What are audited financial statements (AFS)?
Audited financial statements are prepared for potential investors, and creditors but especially for governing bodies, like SARS, by chartered accountants. Whilst embarking on funding for small businesses or enlisting in the stock market, investors want a guarantee that the company’s finances are legitimate.
Such cannot come from ordinary accountants. Hence, the need for audited financial statements. There are certain financial documents; which we will discuss later; that are selected for an audit, and for future investors.
The audit process.
In order to attain the necessary AFS, one has to undergo strict processes. This can be broken into three phases; planning, gathering the financial evidence for auditing, and completion.
Before all else, an auditing committee is chosen. They begin to plan in accordance with generally accepted accounting principles (GAAP), abiding by the auditing standards such as the International Auditing and Assurance Standards Board (IAASB).
There is a risk assessment taken where the auditors would consider common risks associated with audited financial statements of the industry. Reassessments of the plan can be made throughout the audit.
Gathering the evidence.
Assessments are made whether or not internal controls satisfy standards. The prospective audited financial statements are viewed and then undergo control testing.
Auditors may cross-reference records with companies that have dealt with them in the past. Depending on the evidence provided, substantiative measures can be decreased.
Completing the audit.
In order to accurately determine the business’ overall financial position and performance, verification is needed from the chartered accountant as well as substantiative measures. An example could be an on-site inspection.
The inspection is done in order to detect material fraud. A chartered accountant will know what to look for, given their years of experience in the business. A note or ‘disclosure of details’ is then compiled. They will close off with an audit report, otherwise known as an opinion.
Types of audit reports (opinion letters)
This type of report is sometimes called the unmodified report.

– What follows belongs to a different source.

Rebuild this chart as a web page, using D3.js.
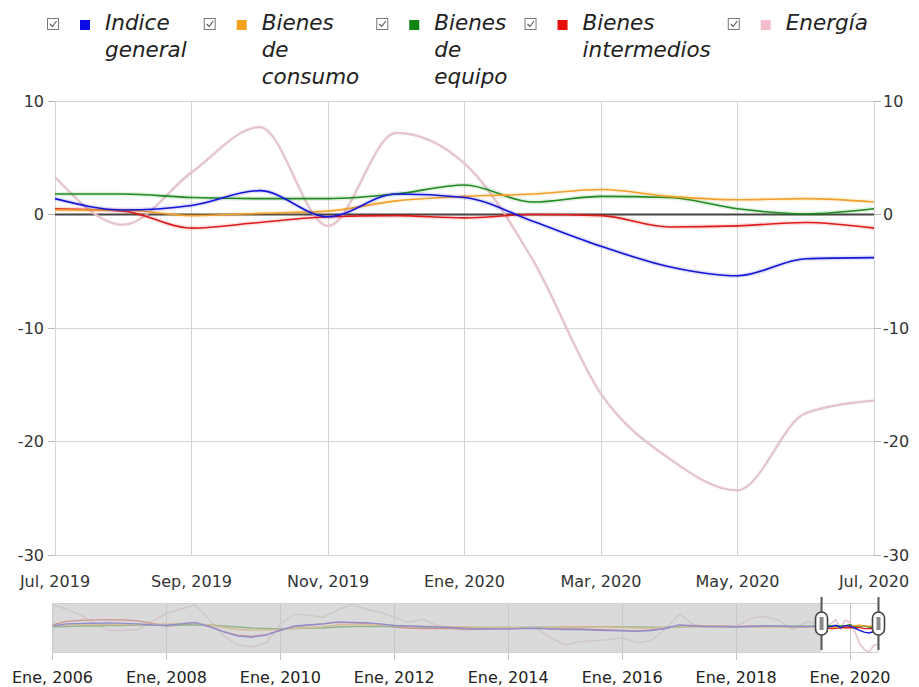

Auditors state their opinion; “the financial statements give a true and fair view…”. When receiving an unqualified report, you may rely on the audited financial statements of the company.
When receiving this type of opinion at the end of an audit there are non-pervasive misstatements. It would pertain to certain financial statements. Such a report would state that the audited documents; “In our opinion, except for” then adding the description of the error “the financial statements give true and fair view…”.
An adverse report would mean that the audited financial statements have pervasive misstatements. Such a report would go as follows: “In our opinion, the financial statements do not give a true and fair view…”.
- Disclaimer of opinion
The disclaimer of opinion report would state;” We do not express our opinion…” generally meaning that insufficient evidence was supplied.
Types of audited financial statements.
There is an order for the completion and submission of the primary financial statements in an audit. It begins with the correct trial balance sheet from the previous month, and after that, the order goes as follows:
The company’s level of reporting revenue plays an integral part in the audited financial statements’ opinion. The income statement includes expenses and profits. It may also show if the company is operating at a loss.
Net profit or loss determines a company’s performance.
Balance sheets and statement of change in equity.
Different from the income statement, the balance sheet projects the financial position of a business. It includes all equities, assets and liabilities.
Taking their current difference in assets and liabilities, a company’s working capital is thus derived.
The statement of equity is also included in the balance sheet, and may however be included separately. Having an extensive list of equity is enticing to creditors.
Statement of cash flow.
Investors look for a company’s available cash to determine the likelihood of repayments. Operational cash flow, investments, and all other financing activities are good signs of cash flow. Any on-demand holdings are included in this statement.
Who is required to have audited financial statements?
A company’s public interest score (PI score) usually determines whether a company’s finances must undergo auditing or be independently reviewed. If your PI score is 350 points or above, your company will need to submit an audit.
Types of audits.
There are various audits that one can undergo; yet the main types are internal audits, external audits, and tax audits.
An internal audit is usually done within the company with their appointed employees as auditors. Doing so aims to improve compliance and eliminate financial malpractice around the collection of data for financial statements and all other related activities.
It isn’t uncommon, however, for a company to hire external auditors when performing an internal audit.
Amongst the stricter audit processes, tax auditors are assigned and regulated by governing bodies. They are generally tax officers who understand compliance standards.
The purpose is to ensure that submitted tax returns follow tax laws.
Audit of financial documents.
This type of audit may be the first that comes to mind. Conducted by independent
external auditors to determine whether financial statements are accurate and free of any misstatements.
The aim of most audits is to evaluate current business operations with regard to governing laws and regulations.
Amongst the main covered audits, there are other audits such as; compliance, forensic, statutory, and integrated audits to name a few. Usually, external boards determine which audit needs to be performed.